I have someone wanting to get a permit to install a rocket mass heater in a house.

Here is a web site with some information. http://www.richsoil.com/rocket-stove-mass-heater.jsp

How can I apply code to something like this?


----------



## fatboy (Sep 5, 2012)

I would have a problem........from Wikipedia;

"No rocket mass stove or stove design has ever been safety certified by the UL."


----------



## cda (Sep 5, 2012)

I was going to say the same old tired plan reivew answer " per manufacture" put there is not one.

Treat it like someone wanting to build a fireplace???????  does the code require plans/ other on a indoor site built chimmny??

in a little hurry to look at IMC


----------



## pwood (Sep 5, 2012)

epa approved,ul  listed? wouldn't  fly here.


----------



## Keystone (Sep 5, 2012)

To many questions and not enough answers for this product, intake to be exterior except when makeup air provided, tempered cover, blowback/drafting, ash dump, etc...

UL listing na, I would consider it to be an innovative product so an RDP and or testing by a third party required


----------



## Msradell (Sep 5, 2012)

Can you imagine the creosote buildup in that thing!


----------



## fatboy (Sep 5, 2012)

"UL listing na, I would consider it to be an innovative product so an RDP and or testing by a third party required"

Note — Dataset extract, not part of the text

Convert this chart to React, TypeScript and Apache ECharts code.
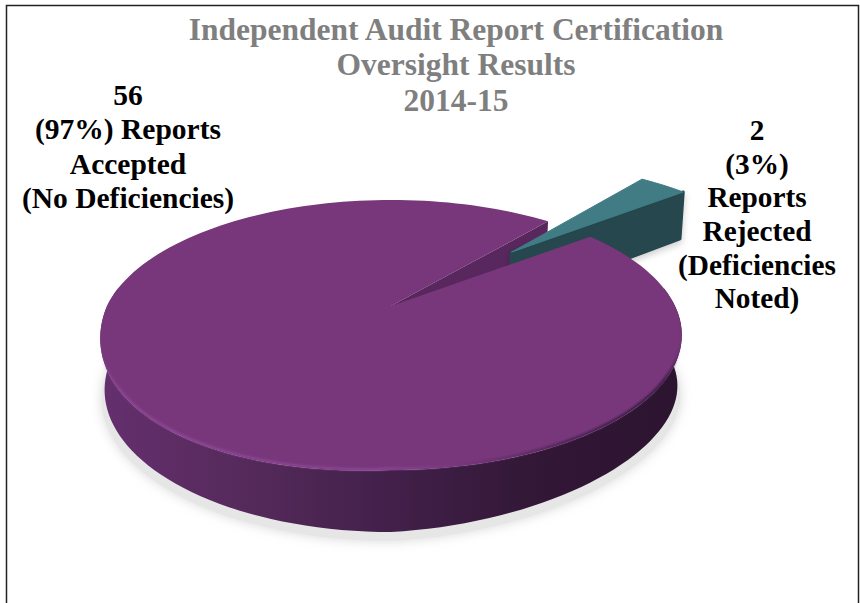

I would look at it under either of those circumstances also.


----------



## TheCommish (Sep 5, 2012)

looks like it would go good in the ramed earth or straw bail house out in the middle of nowhere


----------



## DRP (Sep 5, 2012)

Generally cob builders, the stoves I've seen on the net were cob and have a few years on them. A mass stove is sure an improvement on a fireplace. I like the soapstone or site built brick ones myself. I'm glad I don't have to find the approval point.


----------



## Francis Vineyard (Sep 6, 2012)

It does not appear to address the thermal envelope requirements; is that needed for seasonal use structures?

Reminds me of a Roman hypocaust; a smaller re-invented version.

Might be more efficient and economical with a solar radiant floor heating system IMO, but I guess that wouldn't be "Green".

Francis


----------



## cda (Sep 6, 2012)

chapter 8 of the IMC would not let you build this??? 806??? nfpa 211???


----------



## jwilly3879 (Sep 6, 2012)

It may be classified as a masonry heater and covered under R1002, ASTM publication E 1602 ( Standard Guide for Construction of Solid Fuel Burning Masonry Heaters) is referenced in R1002.


----------



## GBrackins (Sep 6, 2012)

I would think it would be classified as a masonry heater


----------